(Source code of charts)
== == ==

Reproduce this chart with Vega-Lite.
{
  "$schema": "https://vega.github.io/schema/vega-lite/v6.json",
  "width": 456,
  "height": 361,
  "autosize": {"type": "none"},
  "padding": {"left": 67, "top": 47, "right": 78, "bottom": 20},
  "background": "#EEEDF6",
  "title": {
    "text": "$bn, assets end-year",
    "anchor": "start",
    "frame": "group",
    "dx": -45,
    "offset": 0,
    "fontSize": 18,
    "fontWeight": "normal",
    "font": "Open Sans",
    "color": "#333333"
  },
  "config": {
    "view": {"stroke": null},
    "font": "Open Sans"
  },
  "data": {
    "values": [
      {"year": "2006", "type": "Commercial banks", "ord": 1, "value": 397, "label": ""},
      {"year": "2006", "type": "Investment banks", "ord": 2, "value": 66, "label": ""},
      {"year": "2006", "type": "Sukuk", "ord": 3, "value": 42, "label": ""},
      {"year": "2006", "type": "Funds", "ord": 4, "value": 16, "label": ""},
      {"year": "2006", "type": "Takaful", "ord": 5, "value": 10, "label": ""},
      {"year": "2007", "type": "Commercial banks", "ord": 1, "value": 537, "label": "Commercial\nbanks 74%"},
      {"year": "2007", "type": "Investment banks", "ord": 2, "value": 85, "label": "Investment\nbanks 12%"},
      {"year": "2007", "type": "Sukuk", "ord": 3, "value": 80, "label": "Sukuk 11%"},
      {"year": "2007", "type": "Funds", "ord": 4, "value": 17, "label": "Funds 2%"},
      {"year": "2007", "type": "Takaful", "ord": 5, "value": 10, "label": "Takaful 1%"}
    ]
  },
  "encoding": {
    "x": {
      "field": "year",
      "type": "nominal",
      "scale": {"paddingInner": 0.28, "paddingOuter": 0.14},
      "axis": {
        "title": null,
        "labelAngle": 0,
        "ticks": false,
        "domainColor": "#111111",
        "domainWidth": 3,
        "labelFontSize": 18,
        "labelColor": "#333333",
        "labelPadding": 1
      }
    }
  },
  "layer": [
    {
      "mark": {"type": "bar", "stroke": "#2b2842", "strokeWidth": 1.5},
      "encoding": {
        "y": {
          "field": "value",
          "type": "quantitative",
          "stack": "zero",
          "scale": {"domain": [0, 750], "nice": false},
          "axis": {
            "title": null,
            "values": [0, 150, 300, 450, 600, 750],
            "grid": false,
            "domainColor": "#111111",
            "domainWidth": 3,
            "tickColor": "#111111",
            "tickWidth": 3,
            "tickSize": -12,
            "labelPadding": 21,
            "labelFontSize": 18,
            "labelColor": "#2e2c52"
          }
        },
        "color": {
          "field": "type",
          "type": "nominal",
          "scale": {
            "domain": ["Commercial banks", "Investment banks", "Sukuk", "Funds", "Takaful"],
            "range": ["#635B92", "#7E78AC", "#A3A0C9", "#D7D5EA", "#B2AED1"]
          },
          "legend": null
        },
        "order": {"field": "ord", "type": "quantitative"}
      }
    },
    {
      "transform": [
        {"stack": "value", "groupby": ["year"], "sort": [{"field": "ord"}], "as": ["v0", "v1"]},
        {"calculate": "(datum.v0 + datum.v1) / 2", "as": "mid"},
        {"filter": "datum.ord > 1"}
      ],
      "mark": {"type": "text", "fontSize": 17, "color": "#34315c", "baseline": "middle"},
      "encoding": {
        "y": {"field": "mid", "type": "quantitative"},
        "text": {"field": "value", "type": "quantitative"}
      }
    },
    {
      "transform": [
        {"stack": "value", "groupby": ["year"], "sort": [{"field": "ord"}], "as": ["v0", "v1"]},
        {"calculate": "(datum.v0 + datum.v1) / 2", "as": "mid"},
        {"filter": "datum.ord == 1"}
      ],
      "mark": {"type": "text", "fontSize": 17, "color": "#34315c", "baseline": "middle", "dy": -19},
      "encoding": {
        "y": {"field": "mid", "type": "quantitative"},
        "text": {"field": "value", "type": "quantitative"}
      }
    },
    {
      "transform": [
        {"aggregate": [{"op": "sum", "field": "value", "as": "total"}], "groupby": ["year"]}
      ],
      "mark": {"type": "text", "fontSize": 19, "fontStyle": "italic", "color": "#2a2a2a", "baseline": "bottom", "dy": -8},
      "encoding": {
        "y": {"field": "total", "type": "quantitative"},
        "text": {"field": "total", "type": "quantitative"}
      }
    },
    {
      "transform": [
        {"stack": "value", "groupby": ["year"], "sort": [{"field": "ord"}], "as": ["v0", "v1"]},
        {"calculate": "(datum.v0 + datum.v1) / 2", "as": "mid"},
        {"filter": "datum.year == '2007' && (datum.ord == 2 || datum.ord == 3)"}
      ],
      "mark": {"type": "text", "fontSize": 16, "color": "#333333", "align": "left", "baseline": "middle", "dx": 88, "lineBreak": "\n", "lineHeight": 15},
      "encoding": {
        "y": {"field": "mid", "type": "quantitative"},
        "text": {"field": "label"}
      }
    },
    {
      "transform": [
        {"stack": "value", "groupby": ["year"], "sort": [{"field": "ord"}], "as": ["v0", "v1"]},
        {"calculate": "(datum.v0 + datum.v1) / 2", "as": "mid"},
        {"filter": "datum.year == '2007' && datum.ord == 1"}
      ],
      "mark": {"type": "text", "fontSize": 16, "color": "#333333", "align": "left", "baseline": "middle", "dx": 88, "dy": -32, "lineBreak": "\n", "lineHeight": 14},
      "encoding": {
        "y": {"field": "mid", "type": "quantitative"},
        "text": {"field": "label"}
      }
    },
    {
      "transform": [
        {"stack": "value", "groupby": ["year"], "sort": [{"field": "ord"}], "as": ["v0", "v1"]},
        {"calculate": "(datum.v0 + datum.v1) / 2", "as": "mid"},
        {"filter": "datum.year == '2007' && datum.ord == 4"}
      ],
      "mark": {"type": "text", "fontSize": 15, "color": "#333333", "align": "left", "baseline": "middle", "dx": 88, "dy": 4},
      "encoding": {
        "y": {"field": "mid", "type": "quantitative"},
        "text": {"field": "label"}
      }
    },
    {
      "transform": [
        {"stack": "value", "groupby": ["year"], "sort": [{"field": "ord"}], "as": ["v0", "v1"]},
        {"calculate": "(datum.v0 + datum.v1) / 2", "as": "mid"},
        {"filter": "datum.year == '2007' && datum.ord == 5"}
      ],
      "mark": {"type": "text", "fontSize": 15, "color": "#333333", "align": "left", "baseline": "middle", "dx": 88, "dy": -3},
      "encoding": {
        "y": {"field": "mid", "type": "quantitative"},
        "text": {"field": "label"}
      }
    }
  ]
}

== == ==

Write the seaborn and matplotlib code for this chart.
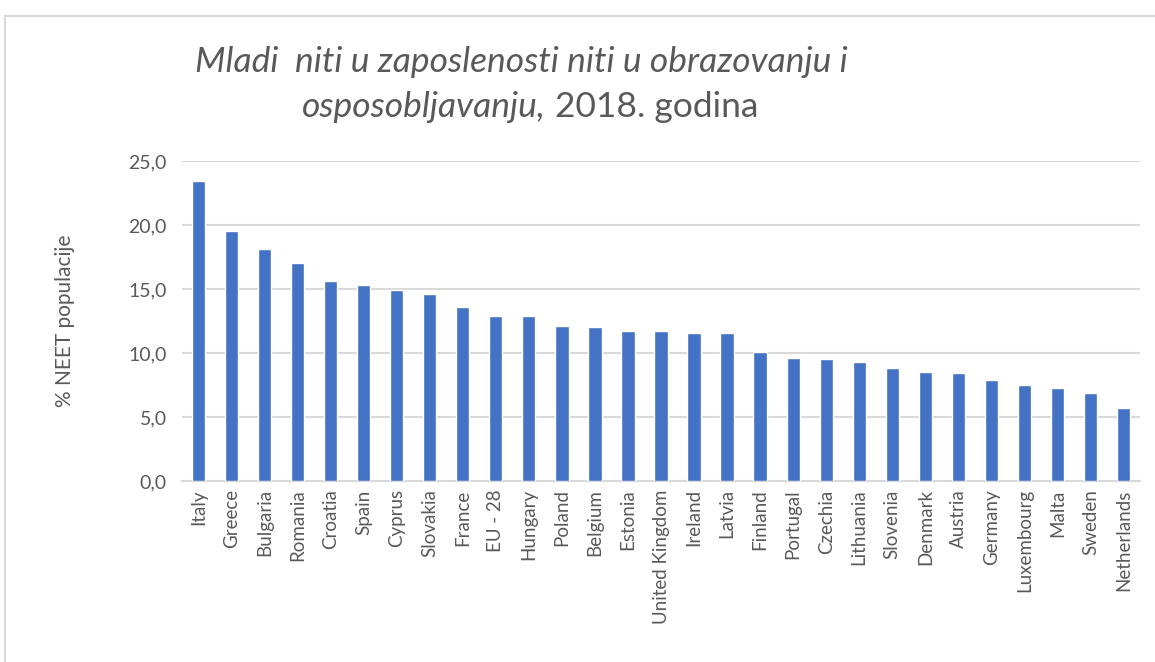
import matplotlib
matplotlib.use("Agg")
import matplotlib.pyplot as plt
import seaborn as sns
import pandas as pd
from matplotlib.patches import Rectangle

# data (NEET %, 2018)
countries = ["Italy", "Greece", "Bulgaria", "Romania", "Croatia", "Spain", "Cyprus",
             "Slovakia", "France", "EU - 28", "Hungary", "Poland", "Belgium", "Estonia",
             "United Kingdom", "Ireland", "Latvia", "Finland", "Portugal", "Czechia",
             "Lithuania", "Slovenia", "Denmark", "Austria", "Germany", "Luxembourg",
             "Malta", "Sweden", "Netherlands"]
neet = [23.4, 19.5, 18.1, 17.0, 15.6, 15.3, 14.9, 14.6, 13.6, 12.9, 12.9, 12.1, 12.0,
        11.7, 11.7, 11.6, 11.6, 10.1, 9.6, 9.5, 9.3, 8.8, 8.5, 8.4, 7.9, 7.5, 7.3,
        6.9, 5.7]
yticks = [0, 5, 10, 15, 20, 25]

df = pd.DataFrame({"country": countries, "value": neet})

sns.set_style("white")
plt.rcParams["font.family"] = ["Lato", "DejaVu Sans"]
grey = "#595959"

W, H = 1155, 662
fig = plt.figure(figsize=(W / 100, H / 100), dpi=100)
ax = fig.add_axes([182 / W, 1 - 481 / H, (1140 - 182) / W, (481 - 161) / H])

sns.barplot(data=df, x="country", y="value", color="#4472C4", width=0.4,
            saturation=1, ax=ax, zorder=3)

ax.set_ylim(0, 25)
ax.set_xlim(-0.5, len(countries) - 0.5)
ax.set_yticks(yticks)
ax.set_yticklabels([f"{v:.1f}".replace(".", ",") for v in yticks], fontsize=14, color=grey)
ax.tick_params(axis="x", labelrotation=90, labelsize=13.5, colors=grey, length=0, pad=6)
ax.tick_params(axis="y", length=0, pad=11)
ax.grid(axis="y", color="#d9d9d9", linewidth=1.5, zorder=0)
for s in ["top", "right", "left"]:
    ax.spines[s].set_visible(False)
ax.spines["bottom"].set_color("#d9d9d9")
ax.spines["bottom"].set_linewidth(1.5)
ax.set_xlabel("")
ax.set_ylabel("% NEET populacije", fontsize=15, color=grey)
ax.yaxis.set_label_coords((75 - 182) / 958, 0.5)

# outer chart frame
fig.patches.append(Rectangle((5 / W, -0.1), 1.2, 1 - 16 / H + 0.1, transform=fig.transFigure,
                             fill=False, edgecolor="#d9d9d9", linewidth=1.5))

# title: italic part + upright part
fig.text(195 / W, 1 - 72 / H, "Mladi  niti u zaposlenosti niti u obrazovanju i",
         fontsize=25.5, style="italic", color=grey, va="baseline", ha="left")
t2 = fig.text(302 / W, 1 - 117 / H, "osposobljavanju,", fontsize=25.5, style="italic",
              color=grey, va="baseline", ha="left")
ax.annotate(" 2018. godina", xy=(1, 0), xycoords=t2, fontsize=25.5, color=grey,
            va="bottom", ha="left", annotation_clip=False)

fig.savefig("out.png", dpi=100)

== == ==

§ **EXERCISE TASK**: Give only the lines from the one with "Write the seaborn" to the one with "ax = fig.add_axes([182", both included, again and exactly; leave the images out.

§ **FULL SOLUTION**:
Write the seaborn and matplotlib code for this chart.
import matplotlib
matplotlib.use("Agg")
import matplotlib.pyplot as plt
import seaborn as sns
import pandas as pd
from matplotlib.patches import Rectangle

# data (NEET %, 2018)
countries = ["Italy", "Greece", "Bulgaria", "Romania", "Croatia", "Spain", "Cyprus",
             "Slovakia", "France", "EU - 28", "Hungary", "Poland", "Belgium", "Estonia",
             "United Kingdom", "Ireland", "Latvia", "Finland", "Portugal", "Czechia",
             "Lithuania", "Slovenia", "Denmark", "Austria", "Germany", "Luxembourg",
             "Malta", "Sweden", "Netherlands"]
neet = [23.4, 19.5, 18.1, 17.0, 15.6, 15.3, 14.9, 14.6, 13.6, 12.9, 12.9, 12.1, 12.0,
        11.7, 11.7, 11.6, 11.6, 10.1, 9.6, 9.5, 9.3, 8.8, 8.5, 8.4, 7.9, 7.5, 7.3,
        6.9, 5.7]
yticks = [0, 5, 10, 15, 20, 25]

df = pd.DataFrame({"country": countries, "value": neet})

sns.set_style("white")
plt.rcParams["font.family"] = ["Lato", "DejaVu Sans"]
grey = "#595959"

W, H = 1155, 662
fig = plt.figure(figsize=(W / 100, H / 100), dpi=100)
ax = fig.add_axes([182 / W, 1 - 481 / H, (1140 - 182) / W, (481 - 161) / H])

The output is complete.